Los personajes caminan ciegos sin ser conscientes de las fuerzas oscuras que les mueven, personificadas en una presencia que mete cizaña y hace lo imposible por quitarse de en medio a quien más odia. Odio y amor extremos y a un paso uno del otro, un escenario que retorna, como la violencia, donde todo se consumará. Los pecados de los padres repercutiendo en quienes vienen después de ellos. La película adquiere un tono fantasmagórico desde el principio, con un plano con efecto de transparencia, y ni se molesta en ocultarlo, remitiendo incluso a un imaginario gótico, con esa pretendida boda funesta.
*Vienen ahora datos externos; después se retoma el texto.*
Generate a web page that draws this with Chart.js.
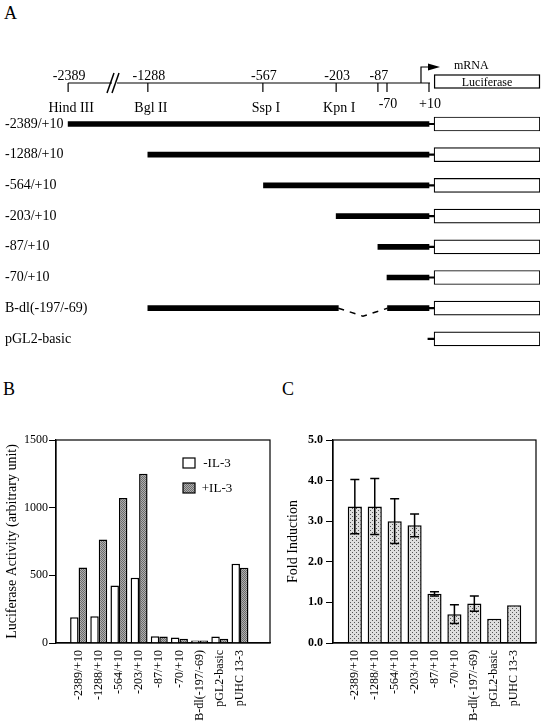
<!DOCTYPE html>
<html lang="en">
  <head>
    <meta charset="UTF-8" />
    <title>Promoter deletion constructs and luciferase activity</title>
    <script src="https://cdn.jsdelivr.net/npm/chart.js"></script>
    <style>
      body { margin: 0; background: #fff; }
      #fig { position: relative; width: 544px; height: 726px; font-family: 'Liberation Serif', 'Times New Roman', serif; }
      canvas { position: absolute; }
      .letter { position: absolute; font-size: 18px; line-height: 18px; color: #000; }
    </style>
  </head>
  <body>
    <div id="fig">
      <div class="letter" style="left:4px; top:4px">A</div>
      <div class="letter" style="left:3px; top:380px">B</div>
      <div class="letter" style="left:282px; top:380px">C</div>
      <canvas id="mapChart" width="544" height="372" style="left:0; top:0"></canvas>
      <canvas id="activityChart" width="272" height="306" style="left:0; top:420px"></canvas>
      <canvas id="foldChart" width="272" height="306" style="left:272px; top:420px"></canvas>
    </div>

    <script>
      // ---- panel A: restriction map + deletion constructs ----
      const siteBp = [-2389, -1288, -567, -203, -87, -70, 10];
      const siteLabels = ["-2389", "-1288", "-567", "-203", "-87", "-70", "+10"];
      const siteNames = ["Hind III", "Bgl II", "Ssp I", "Kpn I", "", "", ""];
      // the map is not drawn to scale: schematic position of each site (0-100 of map width)
      const siteMapPos = [11.8, 26.7, 48.2, 61.9, 69.7, 71.4, 79.25];
      const lucMapPos = [80.2, 100]; // luciferase box
      const breakMapPos = 20.56; // "//" between -2389 and -1288

      const constructs = ["-2389/+10", "-1288/+10", "-564/+10", "-203/+10", "-87/+10", "-70/+10", "B-dl(-197/-69)", "pGL2-basic"];
      const insertStart = [-2389, -1288, -564, -203, -87, -70, -1288, null];
      const insertEnd = [10, 10, 10, 10, 10, 10, 10, null];
      const deletionFrom = [null, null, null, null, null, null, -197, null];
      const deletionTo = [null, null, null, null, null, null, -69, null];

      // ---- panel B: luciferase activity ----
      const lanes = ["-2389/+10", "-1288/+10", "-564/+10", "-203/+10", "-87/+10", "-70/+10", "B-dl(-197/-69)", "pGL2-basic", "pUHC 13-3"];
      const minusIL3 = [190, 197, 425, 482, 50, 40, 18, 48, 586];
      const plusIL3 = [558, 765, 1072, 1250, 48, 32, 18, 32, 556];

      // ---- panel C: fold induction ----
      const foldInduction = [3.36, 3.36, 3.0, 2.9, 1.21, 0.71, 0.97, 0.6, 0.93];
      const foldError = [0.67, 0.69, 0.55, 0.28, 0.05, 0.23, 0.19, null, null];

      Chart.defaults.font.family = "'Liberation Serif', 'Times New Roman', serif";
      Chart.defaults.color = "#000";

      // piecewise placement of a bp coordinate on the schematic map
      function bpToMap(bp) {
        for (let i = 0; i < siteBp.length - 1; i++) {
          if (bp <= siteBp[i + 1]) {
            const t = (bp - siteBp[i]) / (siteBp[i + 1] - siteBp[i]);
            return siteMapPos[i] + t * (siteMapPos[i + 1] - siteMapPos[i]);
          }
        }
        return siteMapPos[siteMapPos.length - 1];
      }

      const seg5 = constructs.map((c, i) =>
        insertStart[i] == null ? null : [bpToMap(insertStart[i]), bpToMap(deletionFrom[i] ?? insertEnd[i])]
      );
      const seg3 = constructs.map((c, i) =>
        deletionTo[i] == null ? null : [bpToMap(deletionTo[i]), bpToMap(insertEnd[i])]
      );
      const vectorSeg = constructs.map(() => [bpToMap(10) - 0.2, lucMapPos[0]]);
      const lucSeg = constructs.map(() => lucMapPos);

      // draws the restriction map above the constructs and the deletion bracket
      const mapHeader = {
        id: "mapHeader",
        afterDraw(chart) {
          const { ctx, scales: { x, y } } = chart;
          const px = (bp) => x.getPixelForValue(bpToMap(bp));
          const lineY = 83;
          const labelBelow = ["-70", "+10"];
          ctx.save();
          ctx.strokeStyle = "#000";
          ctx.fillStyle = "#000";
          ctx.lineWidth = 1.2;

          // backbone
          ctx.beginPath();
          ctx.moveTo(px(siteBp[0]), lineY);
          ctx.lineTo(px(10) + 1, lineY);
          ctx.stroke();

          // break marks
          const bx = x.getPixelForValue(breakMapPos);
          ctx.fillStyle = "#fff";
          ctx.fillRect(bx - 3, lineY - 2, 5, 4);
          ctx.fillStyle = "#000";
          ctx.lineWidth = 1.5;
          [-5, 0].forEach((a) => {
            ctx.beginPath();
            ctx.moveTo(bx + a - 3, lineY + 10);
            ctx.lineTo(bx + a + 4, lineY - 10);
            ctx.stroke();
          });
          ctx.lineWidth = 1.2;

          // site ticks, positions and enzyme names
          ctx.textAlign = "center";
          ctx.textBaseline = "alphabetic";
          siteBp.forEach((bp, i) => {
            const sx = px(bp);
            ctx.beginPath();
            ctx.moveTo(sx, lineY);
            ctx.lineTo(sx, lineY + 9);
            ctx.stroke();
            ctx.font = "14px 'Liberation Serif'";
            if (labelBelow.includes(siteLabels[i])) {
              ctx.fillText(siteLabels[i], sx + 1, 107.5);
            } else {
              ctx.fillText(siteLabels[i], sx + 1, 80);
            }
            if (siteNames[i]) ctx.fillText(siteNames[i], sx + 3, 112);
          });

          // transcription start arrow
          const ax = px(10) - 8;
          ctx.beginPath();
          ctx.moveTo(ax, lineY);
          ctx.lineTo(ax, 67);
          ctx.lineTo(ax + 9, 67);
          ctx.stroke();
          ctx.beginPath();
          ctx.moveTo(ax + 19, 67);
          ctx.lineTo(ax + 7, 63.5);
          ctx.lineTo(ax + 7, 70.5);
          ctx.closePath();
          ctx.fill();
          ctx.font = "12px 'Liberation Serif'";
          ctx.textAlign = "left";
          ctx.fillText("mRNA", ax + 33, 68.5);

          // luciferase reporter box
          const l0 = x.getPixelForValue(lucMapPos[0]);
          const l1 = x.getPixelForValue(lucMapPos[1]);
          ctx.strokeRect(l0 + 0.5, 75, l1 - l0 - 1, 13);
          ctx.textAlign = "center";
          ctx.fillText("Luciferase", (l0 + l1) / 2, 85.5);

          // deleted region drawn as a dashed bracket
          ctx.lineWidth = 1.5;
          ctx.setLineDash([6, 6]);
          constructs.forEach((c, i) => {
            if (deletionFrom[i] == null) return;
            const yr = y.getPixelForValue(i);
            const d0 = px(deletionFrom[i]);
            const d1 = px(deletionTo[i]);
            ctx.beginPath();
            ctx.moveTo(d0, yr);
            ctx.lineTo((d0 + d1) / 2, yr + 8);
            ctx.lineTo(d1, yr);
            ctx.stroke();
          });
          ctx.restore();
        },
      };

      new Chart(document.getElementById("mapChart"), {
        type: "bar",
        data: {
          labels: constructs,
          datasets: [
            { label: "insert", data: seg5, backgroundColor: "#000", barThickness: 5 },
            { label: "insert 3'", data: seg3, backgroundColor: "#000", barThickness: 5 },
            { label: "vector", data: vectorSeg, backgroundColor: "#000", barThickness: 1.5 },
            {
              label: "luciferase",
              data: lucSeg,
              backgroundColor: "#fff",
              borderColor: "#000",
              borderWidth: 1.2,
              borderSkipped: false,
              barThickness: 14,
            },
          ],
        },
        options: {
          indexAxis: "y",
          responsive: false,
          animation: false,
          layout: { padding: { left: 5, right: 4, top: 108.65, bottom: 17.75 } },
          datasets: { bar: { grouped: false } },
          plugins: { legend: { display: false }, tooltip: { enabled: false } },
          scales: {
            x: { type: "linear", min: 0, max: 100, display: false },
            y: {
              grid: { display: false, drawTicks: false },
              border: { display: false },
              ticks: { mirror: true, crossAlign: "near", padding: 0, font: { size: 14 } },
            },
          },
        },
        plugins: [mapHeader],
      });

      // stipple fills
      function stipple(canvasId, light, dark, size, dots) {
        const c = document.createElement("canvas");
        c.width = c.height = size;
        const g = c.getContext("2d");
        g.fillStyle = light;
        g.fillRect(0, 0, size, size);
        g.fillStyle = dark;
        dots.forEach(([a, b]) => g.fillRect(a, b, 1, 1));
        return document.getElementById(canvasId).getContext("2d").createPattern(c, "repeat");
      }
      const greyFill = stipple("activityChart", "#b0b0b0", "#6a6a6a", 2, [[0, 0], [1, 1]]);
      const dotFill = stipple("foldChart", "#dedede", "#555", 4, [[0, 0], [2, 2]]);

      const frame = {
        id: "frame",
        afterDraw(chart) {
          const { ctx, chartArea: a } = chart;
          ctx.save();
          ctx.strokeStyle = "#000";
          ctx.lineWidth = 1.2;
          ctx.strokeRect(a.left, a.top, a.right - a.left, a.bottom - a.top);
          ctx.restore();
        },
      };

      const legendBoxes = {
        id: "legendBoxes",
        afterDraw(chart) {
          const { ctx, chartArea: a } = chart;
          ctx.save();
          ctx.font = "13px 'Liberation Serif'";
          ctx.textAlign = "center";
          ctx.textBaseline = "middle";
          chart.data.datasets.forEach((ds, i) => {
            const by = a.top + 18 + i * 25;
            ctx.fillStyle = ds.backgroundColor;
            ctx.fillRect(a.left + 127, by, 12, 10);
            ctx.strokeStyle = "#000";
            ctx.lineWidth = 1.2;
            ctx.strokeRect(a.left + 127, by, 12, 10);
            ctx.fillStyle = "#000";
            ctx.fillText(ds.label, a.left + 161, by + 5.5);
          });
          ctx.restore();
        },
      };

      const errorBars = {
        id: "errorBars",
        afterDatasetsDraw(chart) {
          const { ctx, scales: { x, y } } = chart;
          ctx.save();
          ctx.strokeStyle = "#000";
          ctx.lineWidth = 1.5;
          foldInduction.forEach((v, i) => {
            const e = foldError[i];
            if (e == null) return;
            const cx = x.getPixelForValue(i);
            const y0 = y.getPixelForValue(v - e);
            const y1 = y.getPixelForValue(v + e);
            ctx.beginPath();
            ctx.moveTo(cx, y0);
            ctx.lineTo(cx, y1);
            ctx.moveTo(cx - 4.5, y0);
            ctx.lineTo(cx + 4.5, y0);
            ctx.moveTo(cx - 4.5, y1);
            ctx.lineTo(cx + 4.5, y1);
            ctx.stroke();
          });
          ctx.restore();
        },
      };

      function laneAxis(max) {
        return {
          type: "linear",
          min: -0.53,
          max: max,
          afterBuildTicks: (ax) => { ax.ticks = lanes.map((l, i) => ({ value: i })); },
          afterFit: (ax) => { ax.height = 83; },
          grid: { drawOnChartArea: false, drawTicks: false },
          border: { color: "#000", width: 1.2 },
          ticks: {
            autoSkip: false,
            minRotation: 90,
            maxRotation: 90,
            padding: 7,
            font: { size: 12 },
            callback: (v) => lanes[v],
          },
        };
      }

      // panel B
      new Chart(document.getElementById("activityChart"), {
        type: "bar",
        data: {
          datasets: [
            {
              label: "-IL-3",
              data: minusIL3.map((v, i) => ({ x: i, y: v })),
              backgroundColor: "#fff",
              borderColor: "#000",
              borderWidth: 1.5,
            },
            {
              label: "+IL-3",
              data: plusIL3.map((v, i) => ({ x: i, y: v })),
              backgroundColor: greyFill,
              borderColor: "#000",
              borderWidth: 1.5,
            },
          ],
        },
        options: {
          responsive: false,
          animation: false,
          layout: { padding: { top: 20, right: 2, left: 0, bottom: 0 } },
          datasets: { bar: { categoryPercentage: 0.84, barPercentage: 1 } },
          plugins: { legend: { display: false }, tooltip: { enabled: false } },
          scales: {
            x: laneAxis(8.9),
            y: {
              min: 0,
              max: 1500,
              afterFit: (ax) => { ax.width = 56; },
              grid: { drawOnChartArea: false, tickLength: 7, color: "#000" },
              border: { color: "#000", width: 1.2 },
              ticks: { stepSize: 500, padding: 1, font: { size: 12 }, callback: (v) => String(v) },
              title: {
                display: true,
                text: "Luciferase Activity (arbitrary unit)",
                font: { size: 14 },
                padding: { top: 4, bottom: 0 },
              },
            },
          },
        },
        plugins: [frame, legendBoxes],
      });

      // panel C
      new Chart(document.getElementById("foldChart"), {
        type: "bar",
        data: {
          datasets: [
            {
              label: "Fold Induction",
              data: foldInduction.map((v, i) => ({ x: i, y: v })),
              backgroundColor: dotFill,
              borderColor: "#000",
              borderWidth: 1.5,
            },
          ],
        },
        options: {
          responsive: false,
          animation: false,
          layout: { padding: { top: 20, right: 8, left: 10, bottom: 0 } },
          datasets: { bar: { categoryPercentage: 0.71, barPercentage: 1 } },
          plugins: { legend: { display: false }, tooltip: { enabled: false } },
          scales: {
            x: laneAxis(8.53),
            y: {
              min: 0,
              max: 5,
              afterFit: (ax) => { ax.width = 51; },
              grid: { drawOnChartArea: false, tickLength: 7, color: "#000" },
              border: { color: "#000", width: 1.2 },
              ticks: { stepSize: 1, padding: 3, font: { size: 12, weight: "bold" }, callback: (v) => v.toFixed(1) },
              title: {
                display: true,
                text: "Fold Induction",
                font: { size: 14 },
                padding: { top: 3, bottom: 0 },
              },
            },
          },
        },
        plugins: [frame, errorBars],
      });
    </script>
  </body>
</html>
O una entrañable escena familiar, con una caja de música y un perro, que resulta tan almibarada como extrañamente tristona.
Musicote de Steiner, muy reconocible en su motivo principal teñido de romanticismo y que acompaña incansable a estos individuos disfuncionales, que a veces parece que están locos o son idiotas. Un detalle curioso es el de la guerra de EEUU contra España, que en pocas películas (que me suena a mí, al menos) suele tener presencia. El expresionismo de un apartado visual muy estilizado, con lucimiento de las secuencias más puramente físicas (como la de Mitchum escabulléndose sigilosamente de la casa) corresponde a unos seres humanos perseguidos por sus propias sombras, tan densas como el relato. La construcción cuidadosa de un guion donde nos encontramos igual de perdidos que los protagonistas, tan sólo intuyendo lo que ocurrió, deja para el final la resolución del enigma, con ese pasado imposible de dejar atrás por mucho que se intente, en continua tensión con un futuro que lucha por abrirse paso; adopta para ello una estructura en forma de gran flashback “confesional” que puede resultar artificiosa y que es en sí misma un gran cliché noir; el de la memoria borrosa, por cierto, lo sería para el giallo. Afrontar ese destino, dándolo todo, sin secretos y sin mentiras, poniendo fin al resentimiento y permitiendo empezar de nuevo, es la conclusión esperanzadora y romántica; es el amor (levemente incestuoso) y no los ocultamientos ni la vergüenza, lo que permite librarse de tan siniestras ataduras… la horca, sin ir más lejos, permite interpretar algo que no se nos dice claramente (¿suicidio?).